[start INPUT ROWS]
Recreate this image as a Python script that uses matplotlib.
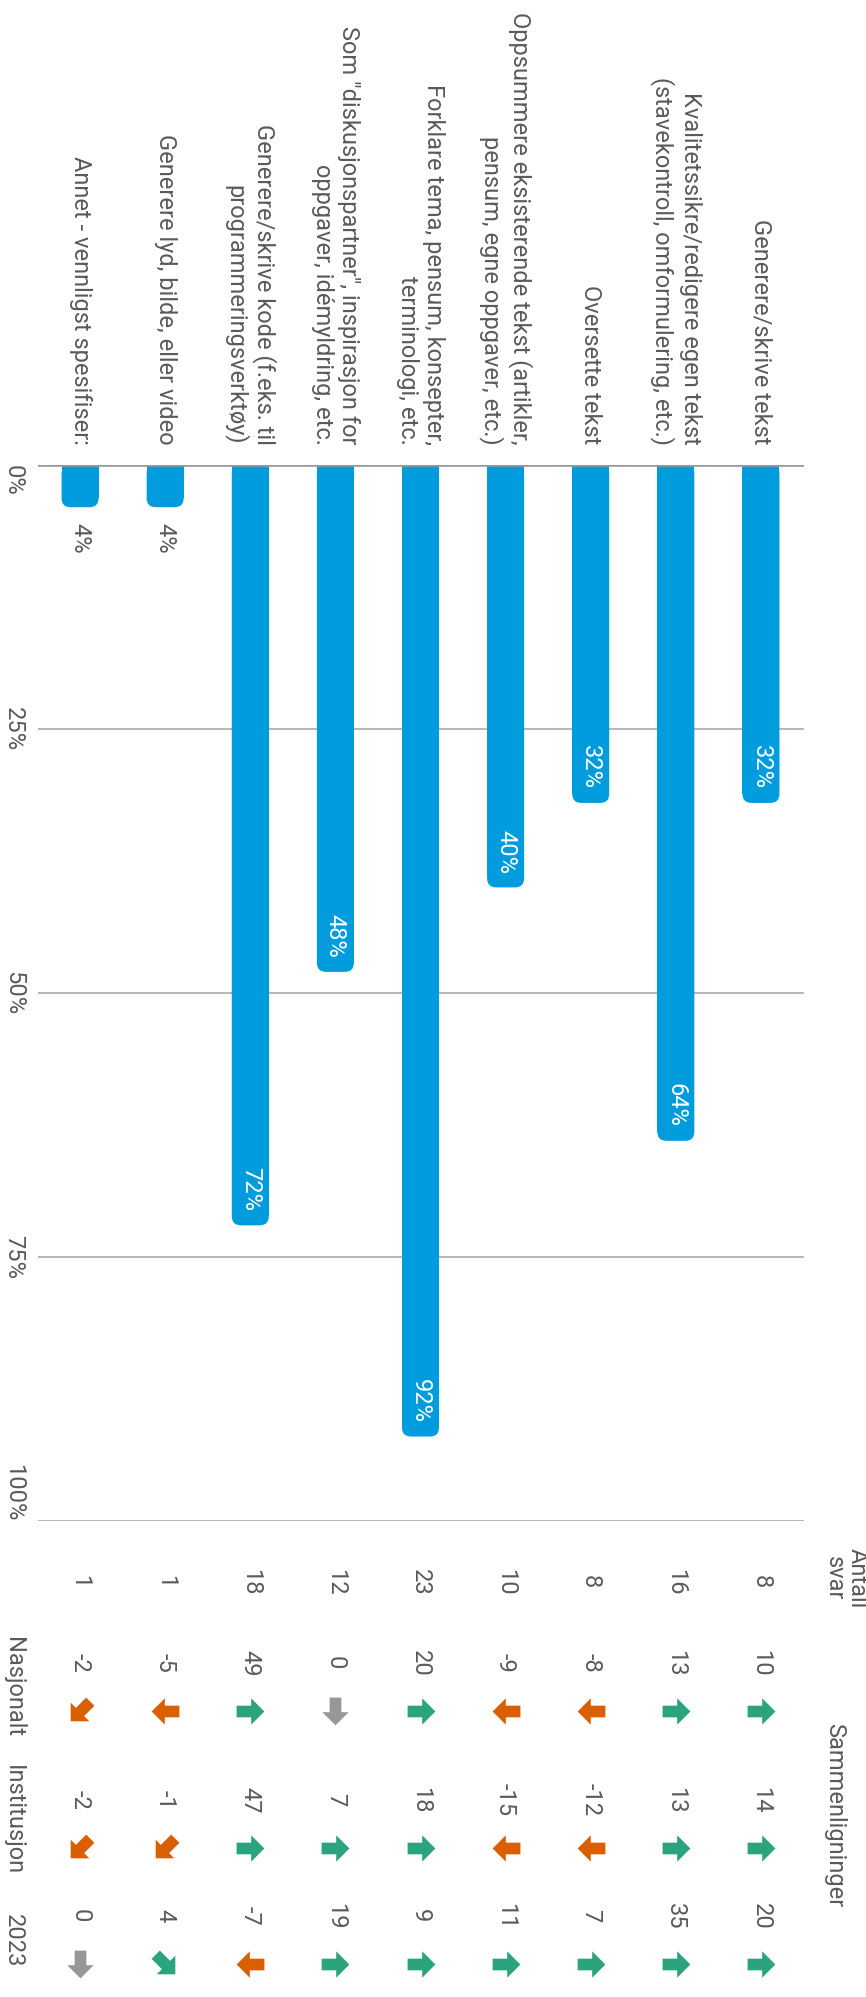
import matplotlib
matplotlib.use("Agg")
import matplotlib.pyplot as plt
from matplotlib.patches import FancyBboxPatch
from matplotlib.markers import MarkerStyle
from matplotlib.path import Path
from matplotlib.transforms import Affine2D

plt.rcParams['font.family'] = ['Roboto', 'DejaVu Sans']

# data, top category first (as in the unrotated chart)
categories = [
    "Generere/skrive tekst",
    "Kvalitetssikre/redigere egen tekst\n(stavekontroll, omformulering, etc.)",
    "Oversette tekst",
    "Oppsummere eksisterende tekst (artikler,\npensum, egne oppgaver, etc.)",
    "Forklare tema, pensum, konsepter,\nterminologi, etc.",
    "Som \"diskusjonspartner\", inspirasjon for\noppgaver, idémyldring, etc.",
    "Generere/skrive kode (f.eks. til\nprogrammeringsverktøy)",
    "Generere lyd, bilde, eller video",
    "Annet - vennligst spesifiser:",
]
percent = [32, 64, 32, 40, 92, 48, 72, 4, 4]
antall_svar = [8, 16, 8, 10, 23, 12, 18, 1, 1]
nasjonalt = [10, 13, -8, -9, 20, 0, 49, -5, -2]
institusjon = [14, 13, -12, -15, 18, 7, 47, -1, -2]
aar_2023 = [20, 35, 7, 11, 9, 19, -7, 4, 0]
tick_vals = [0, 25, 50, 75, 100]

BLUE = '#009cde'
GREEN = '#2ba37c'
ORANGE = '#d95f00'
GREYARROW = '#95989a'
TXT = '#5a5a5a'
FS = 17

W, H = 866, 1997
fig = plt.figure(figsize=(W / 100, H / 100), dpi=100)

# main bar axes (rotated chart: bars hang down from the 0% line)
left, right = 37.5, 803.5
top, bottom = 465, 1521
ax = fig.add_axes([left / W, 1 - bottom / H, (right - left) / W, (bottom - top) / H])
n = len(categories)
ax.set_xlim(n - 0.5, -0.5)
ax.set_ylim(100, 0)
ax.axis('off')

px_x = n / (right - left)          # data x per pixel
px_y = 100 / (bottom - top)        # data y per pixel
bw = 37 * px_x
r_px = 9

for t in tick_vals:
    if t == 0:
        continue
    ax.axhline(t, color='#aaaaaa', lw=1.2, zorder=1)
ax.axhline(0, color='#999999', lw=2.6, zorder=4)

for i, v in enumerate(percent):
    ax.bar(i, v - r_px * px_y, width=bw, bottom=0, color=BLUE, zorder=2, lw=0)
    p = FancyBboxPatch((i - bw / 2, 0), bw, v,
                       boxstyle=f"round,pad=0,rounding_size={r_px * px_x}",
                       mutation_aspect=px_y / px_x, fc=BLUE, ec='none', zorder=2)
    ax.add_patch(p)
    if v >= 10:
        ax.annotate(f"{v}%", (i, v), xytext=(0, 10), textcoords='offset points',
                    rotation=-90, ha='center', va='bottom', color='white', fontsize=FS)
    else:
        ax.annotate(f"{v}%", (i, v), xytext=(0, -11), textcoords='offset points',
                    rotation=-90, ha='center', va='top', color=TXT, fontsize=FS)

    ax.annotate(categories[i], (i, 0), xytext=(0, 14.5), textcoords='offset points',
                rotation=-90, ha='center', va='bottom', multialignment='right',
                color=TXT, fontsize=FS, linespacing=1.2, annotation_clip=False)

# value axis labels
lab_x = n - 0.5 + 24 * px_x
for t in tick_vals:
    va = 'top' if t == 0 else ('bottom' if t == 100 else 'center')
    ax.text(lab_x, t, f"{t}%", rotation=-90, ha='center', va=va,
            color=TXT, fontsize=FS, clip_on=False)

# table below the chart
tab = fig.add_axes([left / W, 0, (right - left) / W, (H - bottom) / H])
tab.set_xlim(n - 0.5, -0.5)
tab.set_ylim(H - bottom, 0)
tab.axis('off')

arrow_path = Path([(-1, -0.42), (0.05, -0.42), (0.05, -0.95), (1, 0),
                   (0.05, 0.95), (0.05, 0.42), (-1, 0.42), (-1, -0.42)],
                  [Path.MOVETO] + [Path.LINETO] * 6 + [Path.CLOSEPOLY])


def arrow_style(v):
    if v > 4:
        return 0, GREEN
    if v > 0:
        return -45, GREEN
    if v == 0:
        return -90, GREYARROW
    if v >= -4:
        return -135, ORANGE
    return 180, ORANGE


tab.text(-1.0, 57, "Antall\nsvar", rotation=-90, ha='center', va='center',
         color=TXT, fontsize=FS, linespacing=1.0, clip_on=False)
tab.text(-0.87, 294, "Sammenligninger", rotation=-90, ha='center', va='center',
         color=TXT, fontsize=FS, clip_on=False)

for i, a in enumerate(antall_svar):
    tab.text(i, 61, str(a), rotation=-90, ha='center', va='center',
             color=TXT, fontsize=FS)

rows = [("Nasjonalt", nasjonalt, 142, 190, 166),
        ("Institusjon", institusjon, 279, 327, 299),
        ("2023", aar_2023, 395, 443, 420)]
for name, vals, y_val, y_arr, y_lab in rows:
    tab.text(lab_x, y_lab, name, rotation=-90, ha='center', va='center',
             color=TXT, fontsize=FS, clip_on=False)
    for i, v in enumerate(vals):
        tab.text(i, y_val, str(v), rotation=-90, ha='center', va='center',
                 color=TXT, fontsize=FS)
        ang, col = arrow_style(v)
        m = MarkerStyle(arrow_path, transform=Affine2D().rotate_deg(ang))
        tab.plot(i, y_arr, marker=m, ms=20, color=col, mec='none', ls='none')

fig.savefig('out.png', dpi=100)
[end INPUT ROWS]
[start INPUT ROWS]
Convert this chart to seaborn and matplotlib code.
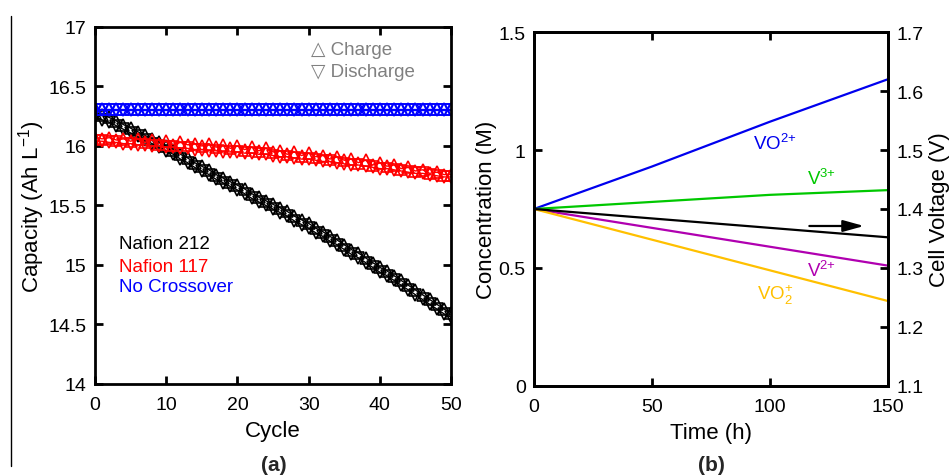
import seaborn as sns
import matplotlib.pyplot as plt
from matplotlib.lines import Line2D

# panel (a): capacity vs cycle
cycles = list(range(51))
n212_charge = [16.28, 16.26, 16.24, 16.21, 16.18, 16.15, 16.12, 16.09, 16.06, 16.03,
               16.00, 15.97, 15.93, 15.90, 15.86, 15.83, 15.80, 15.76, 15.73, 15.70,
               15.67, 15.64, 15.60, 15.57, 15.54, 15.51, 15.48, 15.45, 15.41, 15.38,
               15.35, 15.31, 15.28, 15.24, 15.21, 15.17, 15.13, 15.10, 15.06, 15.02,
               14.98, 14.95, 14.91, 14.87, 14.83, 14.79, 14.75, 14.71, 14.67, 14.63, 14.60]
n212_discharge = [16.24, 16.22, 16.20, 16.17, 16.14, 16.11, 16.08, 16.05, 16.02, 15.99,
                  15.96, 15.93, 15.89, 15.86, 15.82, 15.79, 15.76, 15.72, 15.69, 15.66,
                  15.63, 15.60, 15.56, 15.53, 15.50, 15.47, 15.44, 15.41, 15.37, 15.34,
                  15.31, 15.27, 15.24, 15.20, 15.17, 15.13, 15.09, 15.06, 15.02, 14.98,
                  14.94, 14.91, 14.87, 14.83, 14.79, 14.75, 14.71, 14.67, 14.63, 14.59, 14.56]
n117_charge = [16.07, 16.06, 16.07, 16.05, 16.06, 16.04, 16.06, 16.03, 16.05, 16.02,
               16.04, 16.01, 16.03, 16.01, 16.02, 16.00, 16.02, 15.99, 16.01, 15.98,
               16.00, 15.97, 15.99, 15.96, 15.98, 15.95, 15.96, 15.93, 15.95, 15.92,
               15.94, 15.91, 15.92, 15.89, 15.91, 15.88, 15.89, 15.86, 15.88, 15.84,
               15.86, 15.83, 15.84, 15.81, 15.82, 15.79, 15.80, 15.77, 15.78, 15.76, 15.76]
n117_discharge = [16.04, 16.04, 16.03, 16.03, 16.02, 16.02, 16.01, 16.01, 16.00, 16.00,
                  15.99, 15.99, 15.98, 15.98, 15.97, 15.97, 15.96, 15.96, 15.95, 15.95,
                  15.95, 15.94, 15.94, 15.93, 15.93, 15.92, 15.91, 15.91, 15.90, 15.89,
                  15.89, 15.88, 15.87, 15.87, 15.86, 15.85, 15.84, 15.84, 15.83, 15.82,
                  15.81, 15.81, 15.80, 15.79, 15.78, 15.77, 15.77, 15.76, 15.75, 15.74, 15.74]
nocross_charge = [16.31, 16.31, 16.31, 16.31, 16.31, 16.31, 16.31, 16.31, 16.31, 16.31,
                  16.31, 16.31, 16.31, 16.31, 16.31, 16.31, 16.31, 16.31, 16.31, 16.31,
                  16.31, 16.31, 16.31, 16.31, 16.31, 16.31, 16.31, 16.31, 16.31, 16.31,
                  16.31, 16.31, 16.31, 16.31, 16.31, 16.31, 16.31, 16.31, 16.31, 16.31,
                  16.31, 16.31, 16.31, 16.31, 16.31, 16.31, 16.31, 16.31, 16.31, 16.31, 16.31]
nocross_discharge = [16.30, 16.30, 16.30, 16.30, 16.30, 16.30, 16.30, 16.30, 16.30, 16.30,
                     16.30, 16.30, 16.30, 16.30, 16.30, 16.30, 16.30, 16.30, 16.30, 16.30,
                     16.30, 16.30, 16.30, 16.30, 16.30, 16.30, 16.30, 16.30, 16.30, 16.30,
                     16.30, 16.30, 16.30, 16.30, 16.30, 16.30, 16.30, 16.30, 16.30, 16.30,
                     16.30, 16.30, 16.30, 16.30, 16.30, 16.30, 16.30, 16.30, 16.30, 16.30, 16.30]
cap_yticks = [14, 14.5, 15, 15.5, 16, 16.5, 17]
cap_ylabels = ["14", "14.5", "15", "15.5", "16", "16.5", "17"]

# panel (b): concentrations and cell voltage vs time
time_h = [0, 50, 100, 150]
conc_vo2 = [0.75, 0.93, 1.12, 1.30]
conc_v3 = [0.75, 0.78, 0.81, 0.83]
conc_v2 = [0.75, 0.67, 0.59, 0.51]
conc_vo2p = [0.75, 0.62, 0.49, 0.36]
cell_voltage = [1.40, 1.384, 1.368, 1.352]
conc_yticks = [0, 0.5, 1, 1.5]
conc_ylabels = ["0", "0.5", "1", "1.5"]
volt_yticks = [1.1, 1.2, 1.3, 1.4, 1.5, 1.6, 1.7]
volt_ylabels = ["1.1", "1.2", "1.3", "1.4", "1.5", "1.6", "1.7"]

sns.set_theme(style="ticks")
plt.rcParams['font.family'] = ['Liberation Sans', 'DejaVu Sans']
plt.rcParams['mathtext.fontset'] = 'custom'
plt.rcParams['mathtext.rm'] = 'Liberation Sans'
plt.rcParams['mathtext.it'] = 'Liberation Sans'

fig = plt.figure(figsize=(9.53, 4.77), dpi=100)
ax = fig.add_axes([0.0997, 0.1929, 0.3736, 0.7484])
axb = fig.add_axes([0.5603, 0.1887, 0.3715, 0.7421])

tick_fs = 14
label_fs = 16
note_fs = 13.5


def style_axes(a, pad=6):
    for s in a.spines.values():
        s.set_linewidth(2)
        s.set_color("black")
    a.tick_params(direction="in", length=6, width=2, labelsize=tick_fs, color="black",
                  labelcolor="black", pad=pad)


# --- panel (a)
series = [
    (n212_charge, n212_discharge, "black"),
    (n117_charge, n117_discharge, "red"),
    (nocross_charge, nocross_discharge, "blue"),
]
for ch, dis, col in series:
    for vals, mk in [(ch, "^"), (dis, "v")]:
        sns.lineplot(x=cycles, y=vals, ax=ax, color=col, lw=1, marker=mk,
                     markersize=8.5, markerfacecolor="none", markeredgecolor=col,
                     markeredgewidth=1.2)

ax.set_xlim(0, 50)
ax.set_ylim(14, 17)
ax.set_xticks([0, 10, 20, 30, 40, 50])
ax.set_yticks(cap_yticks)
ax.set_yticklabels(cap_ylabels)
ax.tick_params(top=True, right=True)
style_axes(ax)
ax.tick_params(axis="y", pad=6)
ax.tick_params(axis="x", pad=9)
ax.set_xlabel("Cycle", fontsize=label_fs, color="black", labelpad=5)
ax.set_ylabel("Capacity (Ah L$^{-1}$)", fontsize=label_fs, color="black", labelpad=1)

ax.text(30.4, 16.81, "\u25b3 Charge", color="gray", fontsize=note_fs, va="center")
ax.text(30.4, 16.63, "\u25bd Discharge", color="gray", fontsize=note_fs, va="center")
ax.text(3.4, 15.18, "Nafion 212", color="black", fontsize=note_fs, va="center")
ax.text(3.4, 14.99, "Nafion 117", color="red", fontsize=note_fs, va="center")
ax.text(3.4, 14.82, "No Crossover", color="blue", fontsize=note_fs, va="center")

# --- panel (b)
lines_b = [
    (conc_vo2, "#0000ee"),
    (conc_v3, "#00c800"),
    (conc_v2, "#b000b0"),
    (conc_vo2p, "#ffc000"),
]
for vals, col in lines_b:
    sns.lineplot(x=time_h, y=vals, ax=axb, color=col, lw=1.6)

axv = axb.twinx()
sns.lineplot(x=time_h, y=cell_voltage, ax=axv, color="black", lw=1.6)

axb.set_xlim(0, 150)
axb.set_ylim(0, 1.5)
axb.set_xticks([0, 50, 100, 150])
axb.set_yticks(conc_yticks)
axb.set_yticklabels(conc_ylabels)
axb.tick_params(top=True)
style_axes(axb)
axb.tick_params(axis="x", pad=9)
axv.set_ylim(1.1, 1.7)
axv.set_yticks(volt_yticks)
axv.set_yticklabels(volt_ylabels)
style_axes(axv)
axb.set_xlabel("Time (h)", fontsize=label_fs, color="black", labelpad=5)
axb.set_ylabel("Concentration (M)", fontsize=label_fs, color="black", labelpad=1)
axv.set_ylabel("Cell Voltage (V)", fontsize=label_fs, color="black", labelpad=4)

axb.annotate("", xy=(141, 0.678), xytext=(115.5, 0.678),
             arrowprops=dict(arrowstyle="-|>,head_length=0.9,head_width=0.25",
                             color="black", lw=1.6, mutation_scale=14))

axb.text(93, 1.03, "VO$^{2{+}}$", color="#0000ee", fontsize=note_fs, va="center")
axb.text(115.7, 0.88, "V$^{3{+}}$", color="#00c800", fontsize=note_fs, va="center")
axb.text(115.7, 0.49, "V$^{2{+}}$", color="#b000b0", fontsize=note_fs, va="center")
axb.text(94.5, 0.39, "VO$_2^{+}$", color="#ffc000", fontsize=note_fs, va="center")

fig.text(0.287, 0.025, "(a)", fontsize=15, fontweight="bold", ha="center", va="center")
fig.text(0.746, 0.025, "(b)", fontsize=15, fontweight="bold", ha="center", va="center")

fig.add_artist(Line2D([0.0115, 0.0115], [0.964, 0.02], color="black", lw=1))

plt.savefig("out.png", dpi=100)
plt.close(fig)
[end INPUT ROWS]
STATED EXERCISE: What is the number of lines in this listing that contain the word "chart"? Answer with that number and nothing else.

FULL ANSWER: 4